-- INFORMATION PROVIDED --
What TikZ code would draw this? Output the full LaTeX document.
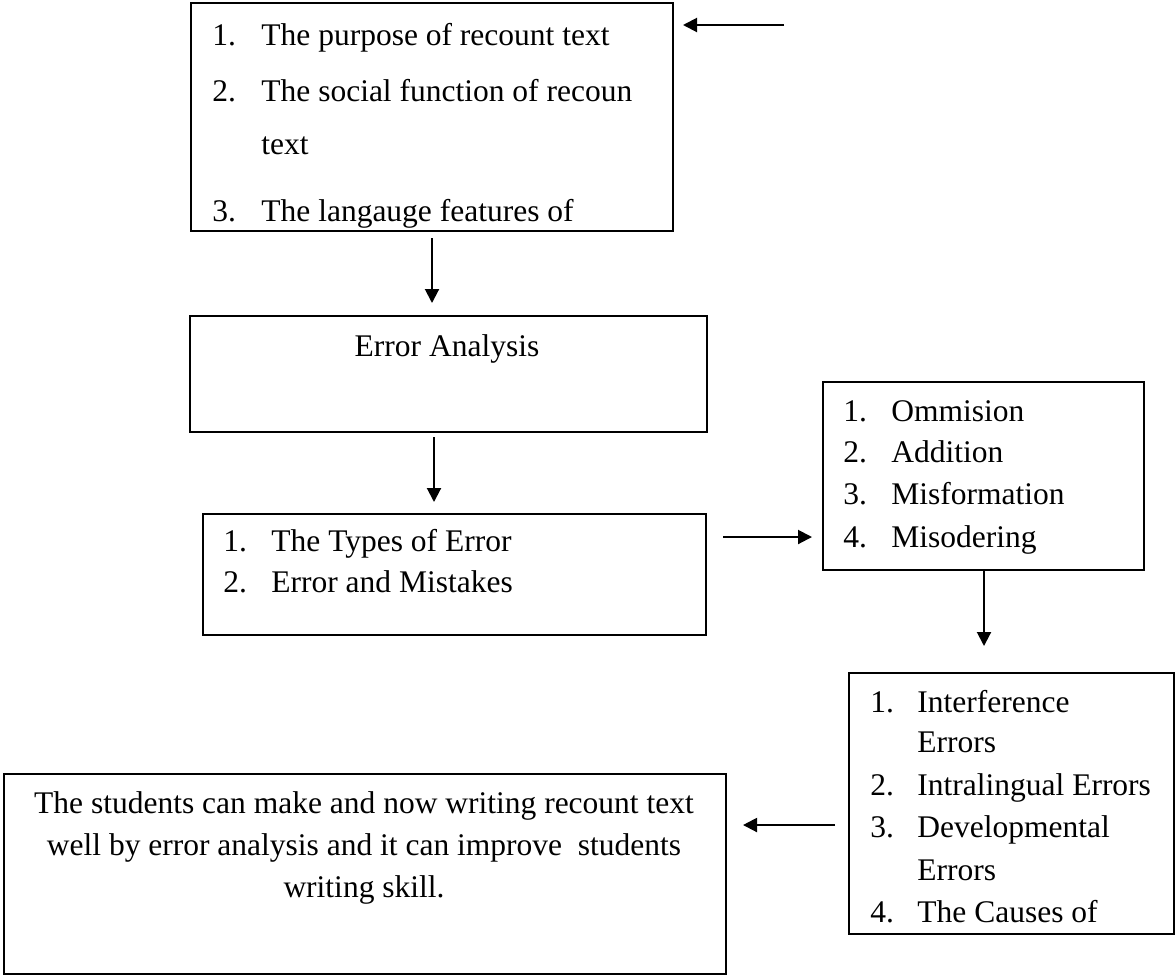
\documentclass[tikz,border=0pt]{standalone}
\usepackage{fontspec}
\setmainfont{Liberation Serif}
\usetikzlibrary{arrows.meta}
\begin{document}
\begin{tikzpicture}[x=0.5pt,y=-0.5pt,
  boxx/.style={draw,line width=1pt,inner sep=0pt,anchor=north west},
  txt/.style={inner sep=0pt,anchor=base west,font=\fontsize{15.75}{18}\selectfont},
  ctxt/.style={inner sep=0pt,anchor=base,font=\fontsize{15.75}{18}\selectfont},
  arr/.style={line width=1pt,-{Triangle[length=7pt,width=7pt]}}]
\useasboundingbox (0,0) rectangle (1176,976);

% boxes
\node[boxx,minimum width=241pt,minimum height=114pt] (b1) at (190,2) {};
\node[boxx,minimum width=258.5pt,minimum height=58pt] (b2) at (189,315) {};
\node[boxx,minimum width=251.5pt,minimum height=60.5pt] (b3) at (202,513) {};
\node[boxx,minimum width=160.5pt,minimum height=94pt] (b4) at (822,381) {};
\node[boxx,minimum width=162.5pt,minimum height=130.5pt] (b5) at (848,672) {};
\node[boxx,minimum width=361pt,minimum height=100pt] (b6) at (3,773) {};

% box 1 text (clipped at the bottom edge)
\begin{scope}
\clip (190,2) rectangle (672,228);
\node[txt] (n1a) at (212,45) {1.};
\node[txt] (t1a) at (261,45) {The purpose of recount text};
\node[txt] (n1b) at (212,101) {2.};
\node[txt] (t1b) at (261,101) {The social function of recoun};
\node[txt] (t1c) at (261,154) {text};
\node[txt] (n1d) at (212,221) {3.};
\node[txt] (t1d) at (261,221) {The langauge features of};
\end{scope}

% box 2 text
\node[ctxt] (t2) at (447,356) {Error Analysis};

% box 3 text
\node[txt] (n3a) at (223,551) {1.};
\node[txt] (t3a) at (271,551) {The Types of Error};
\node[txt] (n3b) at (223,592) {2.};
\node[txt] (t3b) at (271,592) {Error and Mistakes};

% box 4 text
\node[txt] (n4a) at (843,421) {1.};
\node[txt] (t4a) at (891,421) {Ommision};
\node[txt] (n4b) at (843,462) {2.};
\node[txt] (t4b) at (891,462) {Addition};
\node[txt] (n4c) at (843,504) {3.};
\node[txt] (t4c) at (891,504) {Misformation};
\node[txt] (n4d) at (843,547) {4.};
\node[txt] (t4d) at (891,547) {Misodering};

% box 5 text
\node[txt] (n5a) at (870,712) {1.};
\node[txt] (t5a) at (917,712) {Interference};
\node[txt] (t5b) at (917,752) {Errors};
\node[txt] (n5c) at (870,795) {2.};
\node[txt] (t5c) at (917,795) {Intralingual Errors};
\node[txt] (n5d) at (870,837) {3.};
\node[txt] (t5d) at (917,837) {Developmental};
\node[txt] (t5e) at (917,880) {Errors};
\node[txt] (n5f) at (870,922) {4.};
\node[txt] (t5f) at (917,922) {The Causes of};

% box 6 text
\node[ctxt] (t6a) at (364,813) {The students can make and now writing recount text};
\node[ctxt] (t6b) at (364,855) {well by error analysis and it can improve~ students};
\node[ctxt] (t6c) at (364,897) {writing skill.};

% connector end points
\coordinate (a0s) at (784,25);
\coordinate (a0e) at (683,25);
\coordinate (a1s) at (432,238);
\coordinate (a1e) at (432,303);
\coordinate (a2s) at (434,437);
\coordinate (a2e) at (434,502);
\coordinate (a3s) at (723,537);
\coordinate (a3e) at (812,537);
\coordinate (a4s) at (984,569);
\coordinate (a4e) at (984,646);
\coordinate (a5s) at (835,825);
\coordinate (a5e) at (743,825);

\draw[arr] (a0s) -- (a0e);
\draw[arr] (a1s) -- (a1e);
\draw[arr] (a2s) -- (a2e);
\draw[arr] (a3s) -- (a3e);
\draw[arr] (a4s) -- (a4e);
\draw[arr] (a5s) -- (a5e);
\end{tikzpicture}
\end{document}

-- WHAT TO WORK ON --
Check the data for the word "draw" and pull out the lines that have it.

-- FINISHED EXERCISE --
What TikZ code would draw this? Output the full LaTeX document.
  boxx/.style={draw,line width=1pt,inner sep=0pt,anchor=north west},
\draw[arr] (a0s) -- (a0e);
\draw[arr] (a1s) -- (a1e);
\draw[arr] (a2s) -- (a2e);
\draw[arr] (a3s) -- (a3e);
\draw[arr] (a4s) -- (a4e);
\draw[arr] (a5s) -- (a5e);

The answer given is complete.